**Exercise task**
Copy exactly the lines that run from the top of the listing to the line containing "tick_months = [m", both ends included, and omit the pictures.

**Data lines**
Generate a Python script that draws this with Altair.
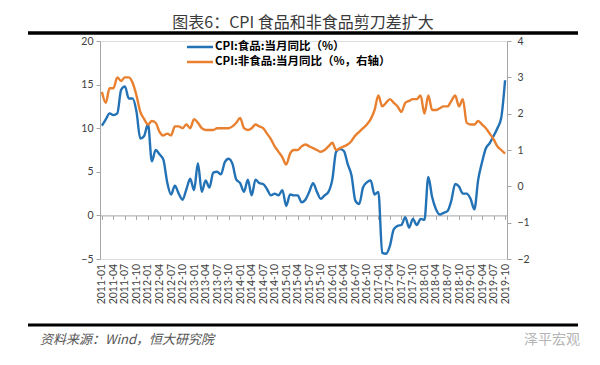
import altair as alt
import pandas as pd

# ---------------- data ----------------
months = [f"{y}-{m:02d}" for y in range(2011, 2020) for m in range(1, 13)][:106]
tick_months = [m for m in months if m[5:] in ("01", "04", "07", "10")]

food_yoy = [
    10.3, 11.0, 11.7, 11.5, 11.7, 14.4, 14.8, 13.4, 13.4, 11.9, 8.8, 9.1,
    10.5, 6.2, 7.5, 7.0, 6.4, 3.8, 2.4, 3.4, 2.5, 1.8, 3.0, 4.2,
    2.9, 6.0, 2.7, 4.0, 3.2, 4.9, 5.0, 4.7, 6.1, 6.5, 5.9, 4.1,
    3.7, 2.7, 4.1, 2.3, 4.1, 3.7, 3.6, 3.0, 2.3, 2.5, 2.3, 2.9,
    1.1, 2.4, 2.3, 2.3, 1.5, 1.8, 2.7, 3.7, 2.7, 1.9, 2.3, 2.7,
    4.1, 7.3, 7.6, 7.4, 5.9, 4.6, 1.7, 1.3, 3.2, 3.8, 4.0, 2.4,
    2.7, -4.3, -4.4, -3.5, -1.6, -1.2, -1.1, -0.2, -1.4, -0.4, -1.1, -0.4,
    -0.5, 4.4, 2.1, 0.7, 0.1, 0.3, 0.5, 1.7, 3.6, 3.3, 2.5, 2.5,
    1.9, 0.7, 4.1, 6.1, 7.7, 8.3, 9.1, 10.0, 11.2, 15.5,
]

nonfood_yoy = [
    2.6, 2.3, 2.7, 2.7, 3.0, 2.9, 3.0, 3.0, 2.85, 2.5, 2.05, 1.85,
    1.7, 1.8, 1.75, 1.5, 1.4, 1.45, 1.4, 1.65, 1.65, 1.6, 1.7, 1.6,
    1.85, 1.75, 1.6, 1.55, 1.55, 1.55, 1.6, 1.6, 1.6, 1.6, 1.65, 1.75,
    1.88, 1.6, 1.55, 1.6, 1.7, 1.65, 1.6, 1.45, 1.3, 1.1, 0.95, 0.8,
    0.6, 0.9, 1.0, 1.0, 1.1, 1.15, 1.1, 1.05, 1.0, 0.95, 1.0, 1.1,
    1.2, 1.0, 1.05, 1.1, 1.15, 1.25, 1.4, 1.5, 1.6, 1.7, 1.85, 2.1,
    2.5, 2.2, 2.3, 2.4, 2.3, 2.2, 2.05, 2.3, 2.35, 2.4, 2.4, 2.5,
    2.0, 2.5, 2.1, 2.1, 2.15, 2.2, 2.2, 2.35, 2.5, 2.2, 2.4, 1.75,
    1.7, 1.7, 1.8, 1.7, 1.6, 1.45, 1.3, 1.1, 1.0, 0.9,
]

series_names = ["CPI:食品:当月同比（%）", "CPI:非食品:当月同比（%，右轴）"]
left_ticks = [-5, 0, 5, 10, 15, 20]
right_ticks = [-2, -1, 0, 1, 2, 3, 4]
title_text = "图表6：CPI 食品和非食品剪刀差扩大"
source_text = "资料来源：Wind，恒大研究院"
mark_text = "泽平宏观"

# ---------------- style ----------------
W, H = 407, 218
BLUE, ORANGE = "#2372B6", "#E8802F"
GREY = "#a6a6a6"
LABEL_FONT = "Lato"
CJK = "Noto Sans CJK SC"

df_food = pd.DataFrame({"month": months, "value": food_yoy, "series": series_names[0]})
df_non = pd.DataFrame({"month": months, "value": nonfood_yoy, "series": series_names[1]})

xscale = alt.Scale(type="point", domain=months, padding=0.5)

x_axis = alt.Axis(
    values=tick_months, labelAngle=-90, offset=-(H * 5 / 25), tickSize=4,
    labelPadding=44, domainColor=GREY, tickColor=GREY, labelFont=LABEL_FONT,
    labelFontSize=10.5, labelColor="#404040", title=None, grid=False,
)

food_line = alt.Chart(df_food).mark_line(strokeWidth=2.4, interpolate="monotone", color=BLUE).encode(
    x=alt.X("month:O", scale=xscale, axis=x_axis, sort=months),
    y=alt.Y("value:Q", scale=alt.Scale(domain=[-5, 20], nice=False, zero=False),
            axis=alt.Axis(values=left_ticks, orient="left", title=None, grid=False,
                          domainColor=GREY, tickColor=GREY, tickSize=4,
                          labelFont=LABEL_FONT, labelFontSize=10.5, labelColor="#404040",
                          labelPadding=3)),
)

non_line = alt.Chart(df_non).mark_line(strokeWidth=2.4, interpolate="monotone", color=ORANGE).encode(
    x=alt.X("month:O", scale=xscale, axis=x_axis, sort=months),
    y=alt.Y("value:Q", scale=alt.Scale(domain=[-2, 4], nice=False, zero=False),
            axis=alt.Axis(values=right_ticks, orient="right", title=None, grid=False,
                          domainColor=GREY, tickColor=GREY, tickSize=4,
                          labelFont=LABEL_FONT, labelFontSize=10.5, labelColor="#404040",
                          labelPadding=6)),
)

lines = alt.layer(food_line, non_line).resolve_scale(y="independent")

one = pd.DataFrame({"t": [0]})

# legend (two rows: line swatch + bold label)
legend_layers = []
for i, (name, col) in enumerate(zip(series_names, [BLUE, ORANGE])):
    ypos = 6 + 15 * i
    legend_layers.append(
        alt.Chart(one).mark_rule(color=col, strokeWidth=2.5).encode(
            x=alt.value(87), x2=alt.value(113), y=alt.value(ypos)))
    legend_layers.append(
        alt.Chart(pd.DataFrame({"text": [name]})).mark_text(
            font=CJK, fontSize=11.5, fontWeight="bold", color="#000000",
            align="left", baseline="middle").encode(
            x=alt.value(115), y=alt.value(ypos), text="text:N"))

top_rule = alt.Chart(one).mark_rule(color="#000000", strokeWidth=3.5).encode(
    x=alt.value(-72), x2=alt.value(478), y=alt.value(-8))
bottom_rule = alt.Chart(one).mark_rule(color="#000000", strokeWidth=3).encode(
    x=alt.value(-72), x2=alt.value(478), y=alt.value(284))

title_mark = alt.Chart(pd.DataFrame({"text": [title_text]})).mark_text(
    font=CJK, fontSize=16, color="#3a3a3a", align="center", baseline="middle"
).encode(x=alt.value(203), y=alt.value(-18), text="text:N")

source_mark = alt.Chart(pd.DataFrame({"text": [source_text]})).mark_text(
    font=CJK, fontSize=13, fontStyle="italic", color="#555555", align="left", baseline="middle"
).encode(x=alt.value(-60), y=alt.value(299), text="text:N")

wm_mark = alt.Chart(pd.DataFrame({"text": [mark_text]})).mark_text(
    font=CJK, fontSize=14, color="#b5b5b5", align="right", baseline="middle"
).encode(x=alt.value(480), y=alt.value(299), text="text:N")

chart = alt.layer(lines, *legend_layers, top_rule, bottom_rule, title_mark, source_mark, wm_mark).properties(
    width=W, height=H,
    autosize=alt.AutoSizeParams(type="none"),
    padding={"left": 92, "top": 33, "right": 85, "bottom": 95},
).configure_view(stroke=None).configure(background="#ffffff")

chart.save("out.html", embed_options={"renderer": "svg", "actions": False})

**Response to the exercise**
Generate a Python script that draws this with Altair.
import altair as alt
import pandas as pd

# ---------------- data ----------------
months = [f"{y}-{m:02d}" for y in range(2011, 2020) for m in range(1, 13)][:106]
tick_months = [m for m in months if m[5:] in ("01", "04", "07", "10")]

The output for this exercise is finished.